15 Temmuz süreci'nin 3 ana hedefi
15 Temmuz süreci'nin üç ana hedefi var:
Birincisi, FETÖ maskesi kullanılarak cemaatlere, tarikatlere saldırılarak Türkiye'nin İslâmî ruh-köklerini kurutmak...
İkincisi, yeni-FETÖcülerin önü açılarak Türkiye'deki İslâmî kesimleri birbirlerine düşürmek... Akîde'yi sarsacak, mezhepleri tartışmaya açacak yapay tartışmalarla binyıldır bu toplumu dimdik ve diri tutan Ehl-i Sünnet omurgayı Türkiye içinden çökertmek...
Üçüncüsü, terör örgütlerini kullanarak Türkiye'nin iç güvenliğini, barışını, huzurunu bombalamak...

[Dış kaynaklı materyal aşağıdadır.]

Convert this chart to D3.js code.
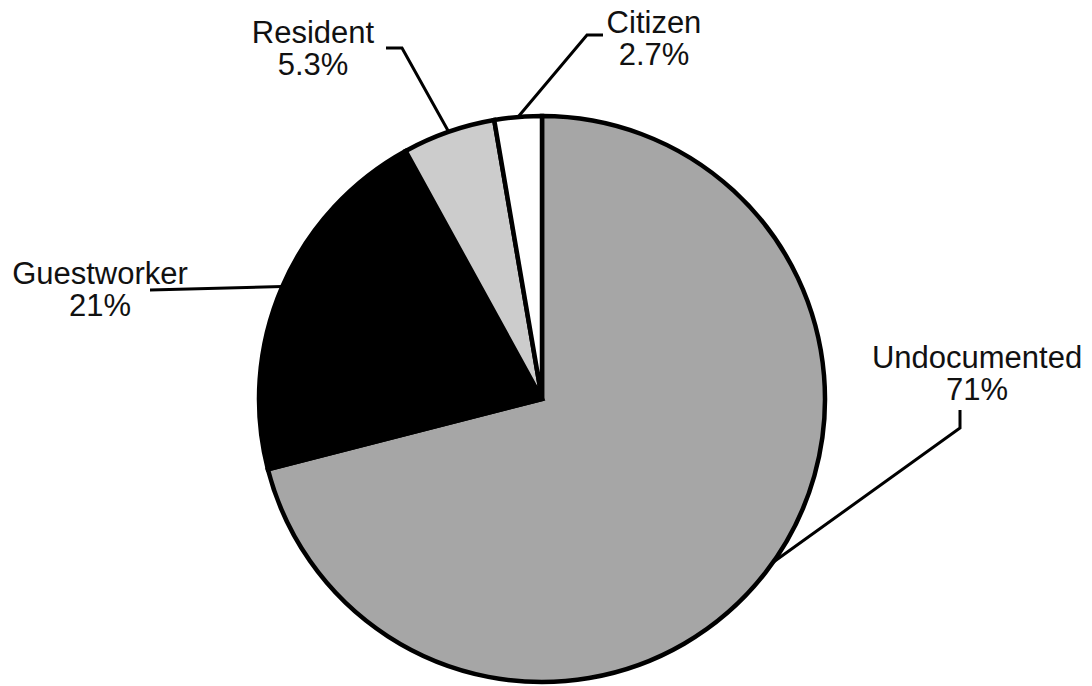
<!DOCTYPE html>
<html>
<head>
<meta charset="utf-8">
<script src="https://cdn.jsdelivr.net/npm/d3@7"></script>
<style>
  html, body { margin: 0; padding: 0; background: #fff; }
  svg { display: block; }
  text { font-family: "Liberation Sans", Arial, sans-serif; fill: #111; }
</style>
</head>
<body>
<svg id="chart" width="1092" height="686"></svg>
<script>
// ---- data ----
const categories = ["Undocumented", "Guestworker", "Resident", "Citizen"];
const percentLabels = ["71%", "21%", "5.3%", "2.7%"];
const values = [71, 21, 5.3, 2.7];
const colors = ["#a6a6a6", "#000000", "#cccccc", "#ffffff"];

// ---- layout (label text centre, baselines, leader elbow, leader anchor fraction) ----
const labelLayout = [
  { x: 977, y: 368, elbow: [[960, 410], [960, 428]], frac: 0.49 },
  { x: 100, y: 284, elbow: [[150, 290]], frac: 0.5 },
  { x: 313, y: 43,  elbow: [[386, 48], [402, 48]], frac: 0.5 },
  { x: 654, y: 33,  elbow: [[603, 35], [587, 35]], frac: 0.5 }
];

const cx = 542, cy = 399, R = 283;
const svg = d3.select("#chart");
const g = svg.append("g").attr("transform", `translate(${cx},${cy})`);

const pie = d3.pie().sort(null).value(d => d.value);
const data = categories.map((c, i) => ({ name: c, value: values[i], color: colors[i], pct: percentLabels[i], i }));
const arcs = pie(data);
const arc = d3.arc().innerRadius(0).outerRadius(R);

g.selectAll("path.slice")
  .data(arcs)
  .join("path")
  .attr("class", "slice")
  .attr("d", arc)
  .attr("fill", d => d.data.color)
  .attr("stroke", "#000")
  .attr("stroke-width", 4.5)
  .attr("stroke-linejoin", "miter");

// leader lines + labels
const line = d3.line();
arcs.forEach((a, i) => {
  const L = labelLayout[i];
  const ang = a.startAngle + (a.endAngle - a.startAngle) * L.frac;
  const ex = cx + R * Math.sin(ang), ey = cy - R * Math.cos(ang);
  const pts = L.elbow.concat([[ex, ey]]);
  svg.append("path")
    .attr("d", line(pts))
    .attr("fill", "none")
    .attr("stroke", "#000")
    .attr("stroke-width", 3);
  const t = svg.append("text")
    .attr("x", L.x).attr("y", L.y)
    .attr("text-anchor", "middle")
    .attr("font-size", 31);
  t.append("tspan").attr("x", L.x).attr("y", L.y).text(a.data.name);
  t.append("tspan").attr("x", L.x).attr("y", L.y + 32).text(a.data.pct);
});
</script>
</body>
</html>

İç ve dış kuşatmayı yarmanın beş yolu
Türkiye'nin içerden ve dışardan yapılan bu saldırıları püskürtebilmesinin yolları neler peki?
Birincisi, toplumun kenetlenmesini sağlamak, provokasyonlara karşı teyakkuzda olmak.
İkincisi, FETÖyle ve terör örgütleriyle mücadeleyi kararlı bir şekilde ve aksatmadan yürütmek.
Üçüncüsü, İran'ın Batılılar tarafından kışkırtılmasını ve ayartılmasını önlemek. Bunun için Rusya, Çin gibi ülkeler üzerinden psikolojik ve diplomatik baskı yapmak.
Dördüncüsü, Türkiye'yi sınır ötesinde fiilen savaşa sokmaya dönük tuzaklara karşı dikkatli olmak.
Beşincisi, Mısır'la ilişkileri rayına oturtmak. Böylelikle FETÖ'nün Mısır'a yerleşmesinin önünü kesmek, İngilizlerin Mısır üzerinden tezgâhladıkları sinsi planları ortaklaşa püskürtmenin yollarını, yöntemlerini geliştirmek.